If children can’t eat things with sugar, or salt, or fats, what is they can eat? Whole milk is taboo, and even 99% fat free milk is frowned upon. Fat free or skim milk is the preferred beverage for our young people, the stuff that reminds me of dirty dishwater, and doesn’t taste much better. Orange juice? Too much sugar, too many calories. A few years ago, I saw the first packages of foods proclaiming to be “carb free,” as if carbohydrates were a poison to be avoided at all costs. Weren’t they supposed to be a vital nutritional component of everyone’s diet?

The most popular item on school lunch menus, pizza, has been replaced with a “healthy” variety that, I’m told, tastes like a cracker made with sawdust with a bit of watery tomato and runny cheese on top. Isn’t anything sacred? The new school-lunch pizza is an insult to the brilliant people of Naples, who invented this iconic treat. Pizza is food that is healthy, satisfying and inexpensive, the reason it is so popular everywhere in the world. I’ve been to Naples, and most Neapolitan children look pretty fit and trim to me.

If we want to blame something for childhood obesity, let us look not to how many calories young people ingest, but rather how fast the children of today burn them off. Certainly children’s activities today are different than they were when I was growing up. We had few organized activities that, to my observation, are far less intense than the non-stop street games played on my block in my day — and that one might see today in a neighborhood in Naples, where children substitute a soccer ball for the 15-cent “Spaldeen” we used in our games. The result is the same – a couple of hours of intense physical activity, and the burning off of thousands of calories.

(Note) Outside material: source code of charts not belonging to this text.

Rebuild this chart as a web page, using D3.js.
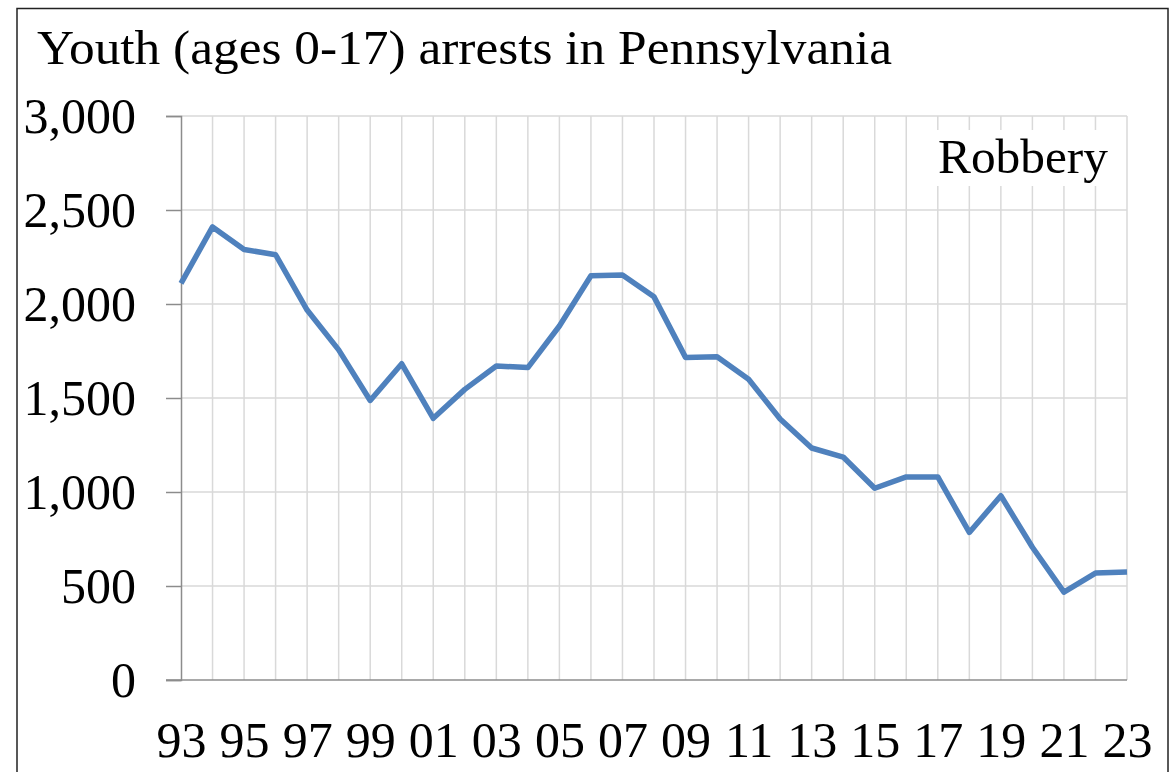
<!DOCTYPE html>
<html>
<head>
<meta charset="utf-8">
<script src="https://cdn.jsdelivr.net/npm/d3@7"></script>
<style>
  body { margin: 0; background: #fff; }
  svg text { font-family: "Liberation Serif", "DejaVu Serif", serif; fill: #000; }
</style>
</head>
<body>
<div id="root"></div>
<script>
// arrests of youth for robbery, Pennsylvania
var years = d3.range(1993, 2024);
var arrests = [2110, 2410, 2290, 2262, 1968, 1756, 1487, 1682, 1392, 1546, 1670,
               1662, 1883, 2150, 2154, 2038, 1716, 1720, 1600, 1388, 1234, 1186,
               1020, 1080, 1080, 785, 980, 706, 467, 569, 574];
var yTicks = [0, 500, 1000, 1500, 2000, 2500, 3000];
var xLabelYears = d3.range(1993, 2024, 2);

var title = "Youth (ages 0-17) arrests in Pennsylvania";
var seriesName = "Robbery";

var width = 1173, height = 772;

var svg = d3.select("#root").append("svg")
    .attr("width", width)
    .attr("height", height);

// outer frame
svg.append("rect")
    .attr("x", 17).attr("y", 8.5)
    .attr("width", 1151).attr("height", 800)
    .attr("fill", "none")
    .attr("stroke", "#222")
    .attr("stroke-width", 1.5);

var x = d3.scaleLinear().domain([1993, 2023]).range([181, 1127]);
var y = d3.scaleLinear().domain([0, 3000]).range([680, 116]);

// grid
svg.append("g").selectAll("line")
    .data(years.slice(1))
    .enter().append("line")
    .attr("x1", function(d){ return x(d); })
    .attr("x2", function(d){ return x(d); })
    .attr("y1", y(3000)).attr("y2", y(0))
    .attr("stroke", "#d9d9d9")
    .attr("stroke-width", 1.5);

svg.append("g").selectAll("line")
    .data(yTicks.slice(1))
    .enter().append("line")
    .attr("x1", x(1993)).attr("x2", x(2023))
    .attr("y1", function(d){ return y(d); })
    .attr("y2", function(d){ return y(d); })
    .attr("stroke", "#d9d9d9")
    .attr("stroke-width", 1.5);

// y axis
var yAxis = d3.axisLeft(y)
    .tickValues(yTicks)
    .tickSize(15)
    .tickPadding(30)
    .tickFormat(d3.format(","));

var gy = svg.append("g")
    .attr("transform", "translate(" + x(1993) + ",0)")
    .call(yAxis);
gy.select(".domain").attr("stroke", "#8c8c8c").attr("stroke-width", 1.5);
gy.selectAll(".tick line").attr("stroke", "#8c8c8c").attr("stroke-width", 1.5);
gy.selectAll(".tick text")
    .attr("font-size", 50)
    .attr("dy", "0.33em")
    .style("font-family", "Liberation Serif");

// x axis
var xAxis = d3.axisBottom(x)
    .tickValues(xLabelYears)
    .tickSize(0)
    .tickPadding(0)
    .tickFormat(function(d){ return d3.format("02d")(d % 100); });

var gx = svg.append("g")
    .attr("transform", "translate(0," + y(0) + ")")
    .call(xAxis);
gx.select(".domain").remove();
gx.selectAll(".tick text")
    .attr("font-size", 50)
    .attr("dy", null)
    .attr("y", 77)
    .style("font-family", "Liberation Serif");

svg.append("line")
    .attr("x1", x(1993) - 15).attr("x2", x(2023))
    .attr("y1", y(0)).attr("y2", y(0))
    .attr("stroke", "#8c8c8c")
    .attr("stroke-width", 1.5);

// series
var line = d3.line()
    .x(function(d, i){ return x(years[i]); })
    .y(function(d){ return y(d); });

svg.append("path")
    .datum(arrests)
    .attr("d", line)
    .attr("fill", "none")
    .attr("stroke", "#4f81bd")
    .attr("stroke-width", 5.5)
    .attr("stroke-linejoin", "round");

// label box
svg.append("rect")
    .attr("x", 930).attr("y", 130)
    .attr("width", 185).attr("height", 56)
    .attr("fill", "#fff");

svg.append("text")
    .attr("x", 938).attr("y", 173)
    .attr("font-size", 48)
    .attr("textLength", 170)
    .attr("lengthAdjust", "spacingAndGlyphs")
    .text(seriesName);

// title
svg.append("text")
    .attr("x", 37).attr("y", 64)
    .attr("font-size", 48)
    .attr("textLength", 855)
    .attr("lengthAdjust", "spacingAndGlyphs")
    .text(title);
</script>
</body>
</html>
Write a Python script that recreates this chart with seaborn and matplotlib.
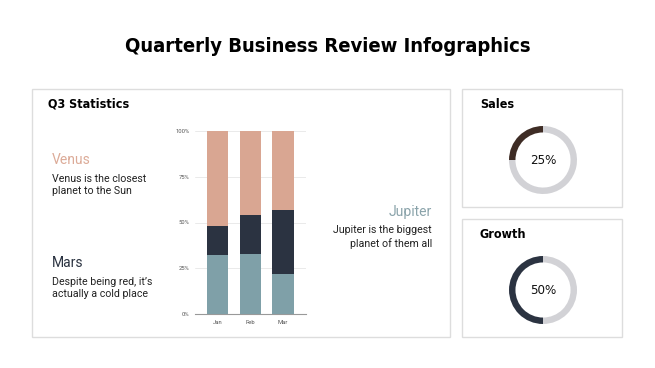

It is easy to poke fun at the often ridiculous initiatives coming from City Hall. But in Britain, there is actual debate over whether parents of chubby children should be prosecuted for child abuse. We’re on a slippery slope, fueled by panic and unsupported by science. At stake is a substantial degree of our individual freedom to make our own decisions, something that should be feared a lot more than a super-sized order of fries.